DATA
----------------------------------------

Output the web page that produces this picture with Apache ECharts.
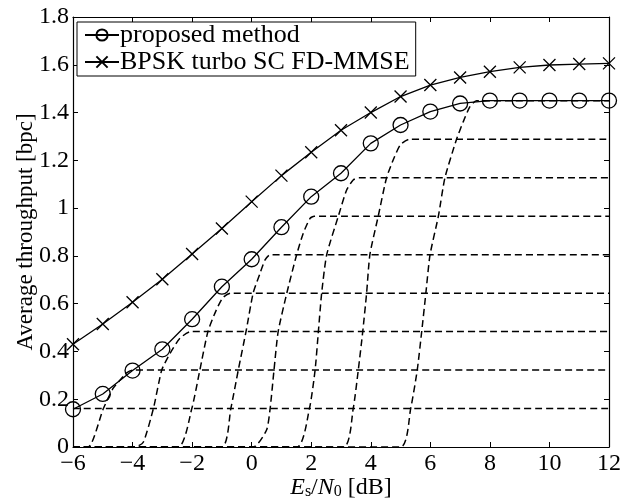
<!DOCTYPE html>
<html>
<head>
<meta charset="utf-8">
<script src="https://cdn.jsdelivr.net/npm/echarts@6/dist/echarts.min.js"></script>
<style>
    html, body { margin: 0; padding: 0; background: #fff; }
    #chart { width: 639px; height: 500px; }
</style>
</head>
<body>
<div id="chart"></div>
<script>
// Es/N0 [dB]
const snrDb = [-6, -5, -4, -3, -2, -1, 0, 1, 2, 3, 4, 5, 6, 7, 8, 9, 10, 11, 12];

// 两条主曲线
const proposed = [0.158, 0.222, 0.32, 0.409, 0.535, 0.671, 0.786, 0.92, 1.048, 1.146,
    1.271, 1.348, 1.404, 1.438, 1.45, 1.45, 1.45, 1.45, 1.45];
const bpskTurbo = [0.43, 0.515, 0.606, 0.702, 0.808, 0.915, 1.027, 1.136, 1.234, 1.326,
    1.40, 1.467, 1.515, 1.547, 1.571, 1.589, 1.599, 1.603, 1.606];

// 虚线 (各个码率的吞吐量曲线)
const dash1 = [[-6, 0.161], [12, 0.161]];
const dash2 = [[-6, 0], [-5.49, 0], [-4.98, 0.161], [-4.65, 0.246], [-4.42, 0.28], [-4.2, 0.31], [-4.0, 0.322], [12, 0.322]];
const dash3 = [[-6, 0], [-3.92, 0], [-3.64, 0.02], [-3.30, 0.161], [-3.02, 0.322], [-2.74, 0.392], [-2.41, 0.455], [-2.05, 0.483], [12, 0.483]];
const dash4 = [[-6, 0], [-2.47, 0], [-2.01, 0.161], [-1.74, 0.322], [-1.47, 0.483], [-1.2, 0.57], [-0.97, 0.625], [-0.7, 0.644], [12, 0.644]];
const dash5 = [[-6, 0], [-1.01, 0], [-0.70, 0.161], [-0.45, 0.322], [-0.19, 0.483], [0.05, 0.644], [0.28, 0.727], [0.45, 0.783], [0.62, 0.805], [12, 0.805]];
const dash6 = [[-6, 0], [0.05, 0], [0.5, 0.071], [0.62, 0.161], [0.75, 0.322], [0.89, 0.483], [1.18, 0.644], [1.51, 0.805], [1.73, 0.894], [1.96, 0.957], [2.1, 0.966], [12, 0.966]];
const dash7 = [[-6, 0], [1.51, 0], [1.94, 0.161], [2.13, 0.322], [2.24, 0.483], [2.35, 0.644], [2.52, 0.805], [2.91, 0.966], [3.19, 1.076], [3.41, 1.118], [3.6, 1.127], [12, 1.127]];
const dash8 = [[-6, 0], [3.08, 0], [3.41, 0.161], [3.58, 0.322], [3.73, 0.483], [3.86, 0.644], [3.97, 0.805], [4.25, 0.966], [4.53, 1.127], [4.78, 1.21], [5.0, 1.266], [5.3, 1.288], [12, 1.288]];
const dash9 = [[-6, 0], [5.0, 0], [5.34, 0.161], [5.56, 0.322], [5.71, 0.483], [5.85, 0.644], [5.99, 0.805], [6.27, 0.966], [6.49, 1.127], [6.88, 1.288], [7.1, 1.36], [7.33, 1.425], [7.55, 1.449], [12, 1.449]];

const dashCurves = [dash1, dash2, dash3, dash4, dash5, dash6, dash7, dash8, dash9];

const FONT = '"Liberation Serif", "DejaVu Serif", serif';

function fmtTick(v) {
    return v < 0 ? '\u2212' + Math.abs(v) : String(v);
}

function pairs(ys) {
    return snrDb.map((x, i) => [x, ys[i]]);
}

let series = [];

dashCurves.forEach((d, i) => {
    series.push({
        name: 'dash' + (i + 1),
        type: 'line',
        data: d,
        symbol: 'none',
        smooth: 0.2,
        silent: true,
        z: 1,
        lineStyle: { color: '#000', width: 1.5, type: [7, 4] }
    });
});

series.push({
    name: 'proposed method',
    type: 'line',
    data: pairs(proposed),
    symbol: 'circle',
    symbolSize: 15,
    showAllSymbol: true,
    z: 3,
    lineStyle: { color: '#000', width: 1.3 },
    itemStyle: { color: 'rgba(0,0,0,0)', borderColor: '#000', borderWidth: 1.3 }
});

series.push({
    name: 'BPSK turbo SC FD-MMSE',
    type: 'line',
    data: pairs(bpskTurbo),
    symbol: 'path://M0,0L10,10M10,0L0,10',
    symbolSize: 12,
    showAllSymbol: true,
    z: 3,
    lineStyle: { color: '#000', width: 1.3 },
    itemStyle: { color: 'rgba(0,0,0,0)', borderColor: '#000', borderWidth: 1.3 }
});

const axisLine = { onZero: false, lineStyle: { color: '#000', width: 1.2 } };
const axisTick = { inside: true, length: 5, lineStyle: { color: '#000' } };

const option = {
    animation: false,
    backgroundColor: '#fff',
    grid: { left: 73, right: 30, top: 17, bottom: 53, outerBoundsMode: 'none', containLabel: false },
    legend: {
        data: ['proposed method', 'BPSK turbo SC FD-MMSE'],
        orient: 'vertical',
        left: 77,
        top: 22,
        itemWidth: 34,
        itemHeight: 14,
        itemGap: 1,
        padding: [0, 6, 1, 7],
        backgroundColor: '#fff',
        borderColor: '#000',
        borderWidth: 1,
        selectedMode: false,
        textStyle: { fontFamily: FONT, fontSize: 26, lineHeight: 22, color: '#000', padding: [0, 0, 0, -4] }
    },
    xAxis: [
        {
            type: 'value',
            min: -6,
            max: 12,
            interval: 2,
            name: '{i|E}{sub|s}{n|/}{i|N}{sub|0}{n| [dB]}',
            nameLocation: 'middle',
            nameGap: 28,
            nameMoveOverlap: false,
            nameTextStyle: {
                rich: {
                    i: { fontFamily: FONT, fontSize: 24, fontStyle: 'italic', color: '#000' },
                    n: { fontFamily: FONT, fontSize: 24, color: '#000' },
                    sub: { fontFamily: FONT, fontSize: 16, color: '#000', verticalAlign: 'bottom', padding: [9, 0, 0, 0] }
                }
            },
            axisLine: axisLine,
            axisTick: axisTick,
            axisLabel: { formatter: fmtTick, fontFamily: FONT, fontSize: 24, color: '#000', margin: 5 },
            splitLine: { show: false }
        },
        {
            type: 'value',
            position: 'top',
            min: -6,
            max: 12,
            interval: 2,
            axisLine: axisLine,
            axisTick: axisTick,
            axisLabel: { show: false },
            splitLine: { show: false }
        }
    ],
    yAxis: [
        {
            type: 'value',
            min: 0,
            max: 1.8,
            interval: 0.2,
            name: 'Average throughput [bpc]',
            nameLocation: 'middle',
            nameGap: 36,
            nameMoveOverlap: false,
            nameTextStyle: { fontFamily: FONT, fontSize: 23, color: '#000' },
            axisLine: axisLine,
            axisTick: axisTick,
            axisLabel: { fontFamily: FONT, fontSize: 24, color: '#000', margin: 4 },
            splitLine: { show: false }
        },
        {
            type: 'value',
            position: 'right',
            min: 0,
            max: 1.8,
            interval: 0.2,
            axisLine: axisLine,
            axisTick: axisTick,
            axisLabel: { show: false },
            splitLine: { show: false }
        }
    ],
    series: series
};

let chart = echarts.init(document.getElementById('chart'));
chart.setOption(option);
</script>
</body>
</html>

----------------------------------------

TASK DESCRIPTION
Repeat the material above in full and exactly, omitting the pictures.

SOLUTION
Output the web page that produces this picture with Apache ECharts.
<!DOCTYPE html>
<html>
<head>
<meta charset="utf-8">
<script src="https://cdn.jsdelivr.net/npm/echarts@6/dist/echarts.min.js"></script>
<style>
    html, body { margin: 0; padding: 0; background: #fff; }
    #chart { width: 639px; height: 500px; }
</style>
</head>
<body>
<div id="chart"></div>
<script>
// Es/N0 [dB]
const snrDb = [-6, -5, -4, -3, -2, -1, 0, 1, 2, 3, 4, 5, 6, 7, 8, 9, 10, 11, 12];

// 两条主曲线
const proposed = [0.158, 0.222, 0.32, 0.409, 0.535, 0.671, 0.786, 0.92, 1.048, 1.146,
    1.271, 1.348, 1.404, 1.438, 1.45, 1.45, 1.45, 1.45, 1.45];
const bpskTurbo = [0.43, 0.515, 0.606, 0.702, 0.808, 0.915, 1.027, 1.136, 1.234, 1.326,
    1.40, 1.467, 1.515, 1.547, 1.571, 1.589, 1.599, 1.603, 1.606];

// 虚线 (各个码率的吞吐量曲线)
const dash1 = [[-6, 0.161], [12, 0.161]];
const dash2 = [[-6, 0], [-5.49, 0], [-4.98, 0.161], [-4.65, 0.246], [-4.42, 0.28], [-4.2, 0.31], [-4.0, 0.322], [12, 0.322]];
const dash3 = [[-6, 0], [-3.92, 0], [-3.64, 0.02], [-3.30, 0.161], [-3.02, 0.322], [-2.74, 0.392], [-2.41, 0.455], [-2.05, 0.483], [12, 0.483]];
const dash4 = [[-6, 0], [-2.47, 0], [-2.01, 0.161], [-1.74, 0.322], [-1.47, 0.483], [-1.2, 0.57], [-0.97, 0.625], [-0.7, 0.644], [12, 0.644]];
const dash5 = [[-6, 0], [-1.01, 0], [-0.70, 0.161], [-0.45, 0.322], [-0.19, 0.483], [0.05, 0.644], [0.28, 0.727], [0.45, 0.783], [0.62, 0.805], [12, 0.805]];
const dash6 = [[-6, 0], [0.05, 0], [0.5, 0.071], [0.62, 0.161], [0.75, 0.322], [0.89, 0.483], [1.18, 0.644], [1.51, 0.805], [1.73, 0.894], [1.96, 0.957], [2.1, 0.966], [12, 0.966]];
const dash7 = [[-6, 0], [1.51, 0], [1.94, 0.161], [2.13, 0.322], [2.24, 0.483], [2.35, 0.644], [2.52, 0.805], [2.91, 0.966], [3.19, 1.076], [3.41, 1.118], [3.6, 1.127], [12, 1.127]];
const dash8 = [[-6, 0], [3.08, 0], [3.41, 0.161], [3.58, 0.322], [3.73, 0.483], [3.86, 0.644], [3.97, 0.805], [4.25, 0.966], [4.53, 1.127], [4.78, 1.21], [5.0, 1.266], [5.3, 1.288], [12, 1.288]];
const dash9 = [[-6, 0], [5.0, 0], [5.34, 0.161], [5.56, 0.322], [5.71, 0.483], [5.85, 0.644], [5.99, 0.805], [6.27, 0.966], [6.49, 1.127], [6.88, 1.288], [7.1, 1.36], [7.33, 1.425], [7.55, 1.449], [12, 1.449]];

const dashCurves = [dash1, dash2, dash3, dash4, dash5, dash6, dash7, dash8, dash9];

const FONT = '"Liberation Serif", "DejaVu Serif", serif';

function fmtTick(v) {
    return v < 0 ? '\u2212' + Math.abs(v) : String(v);
}

function pairs(ys) {
    return snrDb.map((x, i) => [x, ys[i]]);
}

let series = [];

dashCurves.forEach((d, i) => {
    series.push({
        name: 'dash' + (i + 1),
        type: 'line',
        data: d,
        symbol: 'none',
        smooth: 0.2,
        silent: true,
        z: 1,
        lineStyle: { color: '#000', width: 1.5, type: [7, 4] }
    });
});

series.push({
    name: 'proposed method',
    type: 'line',
    data: pairs(proposed),
    symbol: 'circle',
    symbolSize: 15,
    showAllSymbol: true,
    z: 3,
    lineStyle: { color: '#000', width: 1.3 },
    itemStyle: { color: 'rgba(0,0,0,0)', borderColor: '#000', borderWidth: 1.3 }
});

series.push({
    name: 'BPSK turbo SC FD-MMSE',
    type: 'line',
    data: pairs(bpskTurbo),
    symbol: 'path://M0,0L10,10M10,0L0,10',
    symbolSize: 12,
    showAllSymbol: true,
    z: 3,
    lineStyle: { color: '#000', width: 1.3 },
    itemStyle: { color: 'rgba(0,0,0,0)', borderColor: '#000', borderWidth: 1.3 }
});

const axisLine = { onZero: false, lineStyle: { color: '#000', width: 1.2 } };
const axisTick = { inside: true, length: 5, lineStyle: { color: '#000' } };

const option = {
    animation: false,
    backgroundColor: '#fff',
    grid: { left: 73, right: 30, top: 17, bottom: 53, outerBoundsMode: 'none', containLabel: false },
    legend: {
        data: ['proposed method', 'BPSK turbo SC FD-MMSE'],
        orient: 'vertical',
        left: 77,
        top: 22,
        itemWidth: 34,
        itemHeight: 14,
        itemGap: 1,
        padding: [0, 6, 1, 7],
        backgroundColor: '#fff',
        borderColor: '#000',
        borderWidth: 1,
        selectedMode: false,
        textStyle: { fontFamily: FONT, fontSize: 26, lineHeight: 22, color: '#000', padding: [0, 0, 0, -4] }
    },
    xAxis: [
        {
            type: 'value',
            min: -6,
            max: 12,
            interval: 2,
            name: '{i|E}{sub|s}{n|/}{i|N}{sub|0}{n| [dB]}',
            nameLocation: 'middle',
            nameGap: 28,
            nameMoveOverlap: false,
            nameTextStyle: {
                rich: {
                    i: { fontFamily: FONT, fontSize: 24, fontStyle: 'italic', color: '#000' },
                    n: { fontFamily: FONT, fontSize: 24, color: '#000' },
                    sub: { fontFamily: FONT, fontSize: 16, color: '#000', verticalAlign: 'bottom', padding: [9, 0, 0, 0] }
                }
            },
            axisLine: axisLine,
            axisTick: axisTick,
            axisLabel: { formatter: fmtTick, fontFamily: FONT, fontSize: 24, color: '#000', margin: 5 },
            splitLine: { show: false }
        },
        {
            type: 'value',
            position: 'top',
            min: -6,
            max: 12,
            interval: 2,
            axisLine: axisLine,
            axisTick: axisTick,
            axisLabel: { show: false },
            splitLine: { show: false }
        }
    ],
    yAxis: [
        {
            type: 'value',
            min: 0,
            max: 1.8,
            interval: 0.2,
            name: 'Average throughput [bpc]',
            nameLocation: 'middle',
            nameGap: 36,
            nameMoveOverlap: false,
            nameTextStyle: { fontFamily: FONT, fontSize: 23, color: '#000' },
            axisLine: axisLine,
            axisTick: axisTick,
            axisLabel: { fontFamily: FONT, fontSize: 24, color: '#000', margin: 4 },
            splitLine: { show: false }
        },
        {
            type: 'value',
            position: 'right',
            min: 0,
            max: 1.8,
            interval: 0.2,
            axisLine: axisLine,
            axisTick: axisTick,
            axisLabel: { show: false },
            splitLine: { show: false }
        }
    ],
    series: series
};

let chart = echarts.init(document.getElementById('chart'));
chart.setOption(option);
</script>
</body>
</html>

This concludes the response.